## [DESCRIPTION OF THE TASK]
Reproduce exactly the lines below, from the first through the one containing "plt.rcParams['ytick.color'] = 'black'", and nothing more.

## [DATA SHOWN]
------------------------------
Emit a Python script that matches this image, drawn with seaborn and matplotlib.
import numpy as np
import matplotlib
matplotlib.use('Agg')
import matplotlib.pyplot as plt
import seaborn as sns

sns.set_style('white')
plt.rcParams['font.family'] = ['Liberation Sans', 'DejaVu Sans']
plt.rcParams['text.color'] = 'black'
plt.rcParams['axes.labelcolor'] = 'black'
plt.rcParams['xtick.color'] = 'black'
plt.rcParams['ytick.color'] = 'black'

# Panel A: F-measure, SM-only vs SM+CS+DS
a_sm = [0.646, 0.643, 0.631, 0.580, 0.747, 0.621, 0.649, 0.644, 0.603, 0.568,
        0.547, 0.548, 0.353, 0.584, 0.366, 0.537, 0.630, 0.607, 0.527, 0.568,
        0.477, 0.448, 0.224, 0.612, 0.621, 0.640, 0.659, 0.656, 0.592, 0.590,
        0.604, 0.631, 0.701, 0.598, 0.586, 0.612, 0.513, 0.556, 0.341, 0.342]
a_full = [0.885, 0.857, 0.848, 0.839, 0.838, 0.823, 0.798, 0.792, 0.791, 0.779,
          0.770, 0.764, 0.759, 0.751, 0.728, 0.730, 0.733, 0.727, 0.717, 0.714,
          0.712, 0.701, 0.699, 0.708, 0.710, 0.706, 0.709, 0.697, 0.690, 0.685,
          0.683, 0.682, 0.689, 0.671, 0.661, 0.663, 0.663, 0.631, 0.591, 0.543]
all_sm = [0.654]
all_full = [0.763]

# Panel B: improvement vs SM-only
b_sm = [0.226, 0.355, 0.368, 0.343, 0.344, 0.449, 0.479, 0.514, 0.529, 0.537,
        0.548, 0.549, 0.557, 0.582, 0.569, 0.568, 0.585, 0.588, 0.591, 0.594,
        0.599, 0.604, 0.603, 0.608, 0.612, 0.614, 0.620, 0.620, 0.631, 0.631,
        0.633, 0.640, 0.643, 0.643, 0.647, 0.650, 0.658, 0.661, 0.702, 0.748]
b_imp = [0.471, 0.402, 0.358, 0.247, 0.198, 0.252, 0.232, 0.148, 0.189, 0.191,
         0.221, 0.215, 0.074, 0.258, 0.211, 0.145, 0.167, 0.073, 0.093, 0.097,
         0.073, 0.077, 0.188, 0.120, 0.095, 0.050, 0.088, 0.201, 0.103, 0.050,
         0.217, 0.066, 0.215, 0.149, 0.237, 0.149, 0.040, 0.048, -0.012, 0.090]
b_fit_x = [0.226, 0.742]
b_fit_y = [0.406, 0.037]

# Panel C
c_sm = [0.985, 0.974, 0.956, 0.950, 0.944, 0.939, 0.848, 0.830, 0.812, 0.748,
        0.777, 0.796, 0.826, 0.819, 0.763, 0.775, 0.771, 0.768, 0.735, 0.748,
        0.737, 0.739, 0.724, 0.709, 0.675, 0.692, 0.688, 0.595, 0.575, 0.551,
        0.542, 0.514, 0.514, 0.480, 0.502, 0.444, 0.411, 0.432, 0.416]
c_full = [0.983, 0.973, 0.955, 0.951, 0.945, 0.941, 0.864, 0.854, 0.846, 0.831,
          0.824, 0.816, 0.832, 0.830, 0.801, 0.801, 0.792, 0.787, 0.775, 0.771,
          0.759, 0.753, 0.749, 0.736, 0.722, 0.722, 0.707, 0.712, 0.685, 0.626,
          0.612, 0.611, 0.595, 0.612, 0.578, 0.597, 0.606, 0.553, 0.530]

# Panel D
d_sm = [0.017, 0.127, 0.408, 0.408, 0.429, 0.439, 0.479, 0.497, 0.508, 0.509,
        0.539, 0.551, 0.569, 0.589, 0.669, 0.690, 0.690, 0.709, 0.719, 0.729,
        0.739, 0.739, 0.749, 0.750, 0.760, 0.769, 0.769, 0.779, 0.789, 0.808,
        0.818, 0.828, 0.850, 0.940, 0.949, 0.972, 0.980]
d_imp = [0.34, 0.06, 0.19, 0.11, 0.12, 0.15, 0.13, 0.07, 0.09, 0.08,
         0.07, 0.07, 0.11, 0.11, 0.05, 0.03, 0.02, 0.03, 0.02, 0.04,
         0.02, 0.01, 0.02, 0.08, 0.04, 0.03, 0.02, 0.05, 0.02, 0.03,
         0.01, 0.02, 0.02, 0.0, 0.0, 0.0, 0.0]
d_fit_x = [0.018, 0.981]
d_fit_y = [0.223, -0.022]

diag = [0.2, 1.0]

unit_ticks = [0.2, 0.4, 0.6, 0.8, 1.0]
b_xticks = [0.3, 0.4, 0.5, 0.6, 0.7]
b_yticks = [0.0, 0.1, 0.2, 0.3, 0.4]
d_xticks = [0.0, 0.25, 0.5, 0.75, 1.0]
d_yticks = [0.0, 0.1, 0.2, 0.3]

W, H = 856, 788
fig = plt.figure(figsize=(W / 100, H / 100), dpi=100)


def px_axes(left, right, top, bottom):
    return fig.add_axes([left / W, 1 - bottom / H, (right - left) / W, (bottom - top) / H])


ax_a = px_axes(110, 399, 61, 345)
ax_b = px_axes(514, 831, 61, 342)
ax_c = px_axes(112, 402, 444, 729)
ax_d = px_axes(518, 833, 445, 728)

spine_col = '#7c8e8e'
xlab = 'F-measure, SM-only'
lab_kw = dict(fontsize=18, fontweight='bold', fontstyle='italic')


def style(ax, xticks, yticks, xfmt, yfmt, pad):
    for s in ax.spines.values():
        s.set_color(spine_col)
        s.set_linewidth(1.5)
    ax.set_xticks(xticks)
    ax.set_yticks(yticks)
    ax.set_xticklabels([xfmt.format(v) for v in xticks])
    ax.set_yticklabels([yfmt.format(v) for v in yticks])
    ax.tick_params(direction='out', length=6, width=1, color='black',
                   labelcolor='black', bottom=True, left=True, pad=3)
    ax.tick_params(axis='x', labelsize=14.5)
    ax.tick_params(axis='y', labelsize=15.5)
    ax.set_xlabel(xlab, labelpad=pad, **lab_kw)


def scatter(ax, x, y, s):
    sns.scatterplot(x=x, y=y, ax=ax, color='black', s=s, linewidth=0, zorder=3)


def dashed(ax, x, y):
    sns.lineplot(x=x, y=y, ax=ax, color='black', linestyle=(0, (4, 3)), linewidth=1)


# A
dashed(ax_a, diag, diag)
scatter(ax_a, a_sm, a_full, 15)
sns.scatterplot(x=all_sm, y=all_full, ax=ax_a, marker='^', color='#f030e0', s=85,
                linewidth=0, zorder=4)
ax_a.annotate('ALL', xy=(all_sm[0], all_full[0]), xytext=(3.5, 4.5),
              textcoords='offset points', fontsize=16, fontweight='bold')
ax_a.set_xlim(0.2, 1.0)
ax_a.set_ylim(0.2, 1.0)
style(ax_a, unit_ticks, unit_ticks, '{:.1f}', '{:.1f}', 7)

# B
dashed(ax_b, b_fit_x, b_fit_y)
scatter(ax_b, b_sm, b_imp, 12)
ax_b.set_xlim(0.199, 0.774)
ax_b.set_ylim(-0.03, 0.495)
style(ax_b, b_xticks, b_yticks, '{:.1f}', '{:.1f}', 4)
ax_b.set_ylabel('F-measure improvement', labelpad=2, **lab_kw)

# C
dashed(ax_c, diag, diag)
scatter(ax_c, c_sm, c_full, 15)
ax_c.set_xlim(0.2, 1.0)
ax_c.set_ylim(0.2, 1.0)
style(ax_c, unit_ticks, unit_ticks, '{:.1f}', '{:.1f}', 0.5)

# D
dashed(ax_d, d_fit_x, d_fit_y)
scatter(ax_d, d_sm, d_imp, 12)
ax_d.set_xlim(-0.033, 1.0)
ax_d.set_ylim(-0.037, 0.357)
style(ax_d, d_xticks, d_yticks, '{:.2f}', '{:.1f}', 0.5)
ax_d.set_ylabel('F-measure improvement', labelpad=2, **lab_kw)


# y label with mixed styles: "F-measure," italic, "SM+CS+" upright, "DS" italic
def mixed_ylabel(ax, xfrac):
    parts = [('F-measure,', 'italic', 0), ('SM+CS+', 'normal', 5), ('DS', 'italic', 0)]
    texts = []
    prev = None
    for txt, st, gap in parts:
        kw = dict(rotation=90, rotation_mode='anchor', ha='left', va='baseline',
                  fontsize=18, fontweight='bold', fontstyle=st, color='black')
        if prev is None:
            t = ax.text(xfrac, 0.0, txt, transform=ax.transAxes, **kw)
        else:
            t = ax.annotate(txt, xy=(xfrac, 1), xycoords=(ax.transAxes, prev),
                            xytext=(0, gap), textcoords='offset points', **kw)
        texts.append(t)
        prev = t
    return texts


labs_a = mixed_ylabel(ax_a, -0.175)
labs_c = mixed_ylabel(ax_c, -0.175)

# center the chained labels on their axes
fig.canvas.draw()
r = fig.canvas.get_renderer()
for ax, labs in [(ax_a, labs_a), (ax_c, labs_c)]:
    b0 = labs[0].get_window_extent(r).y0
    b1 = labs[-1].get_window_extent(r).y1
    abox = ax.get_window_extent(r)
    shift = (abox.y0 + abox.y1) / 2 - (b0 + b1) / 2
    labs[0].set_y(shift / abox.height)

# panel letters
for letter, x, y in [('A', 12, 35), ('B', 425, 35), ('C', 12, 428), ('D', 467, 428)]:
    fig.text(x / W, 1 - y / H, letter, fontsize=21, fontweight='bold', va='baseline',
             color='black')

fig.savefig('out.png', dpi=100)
------------------------------
## [RESPONSE]
Emit a Python script that matches this image, drawn with seaborn and matplotlib.
import numpy as np
import matplotlib
matplotlib.use('Agg')
import matplotlib.pyplot as plt
import seaborn as sns

sns.set_style('white')
plt.rcParams['font.family'] = ['Liberation Sans', 'DejaVu Sans']
plt.rcParams['text.color'] = 'black'
plt.rcParams['axes.labelcolor'] = 'black'
plt.rcParams['xtick.color'] = 'black'
plt.rcParams['ytick.color'] = 'black'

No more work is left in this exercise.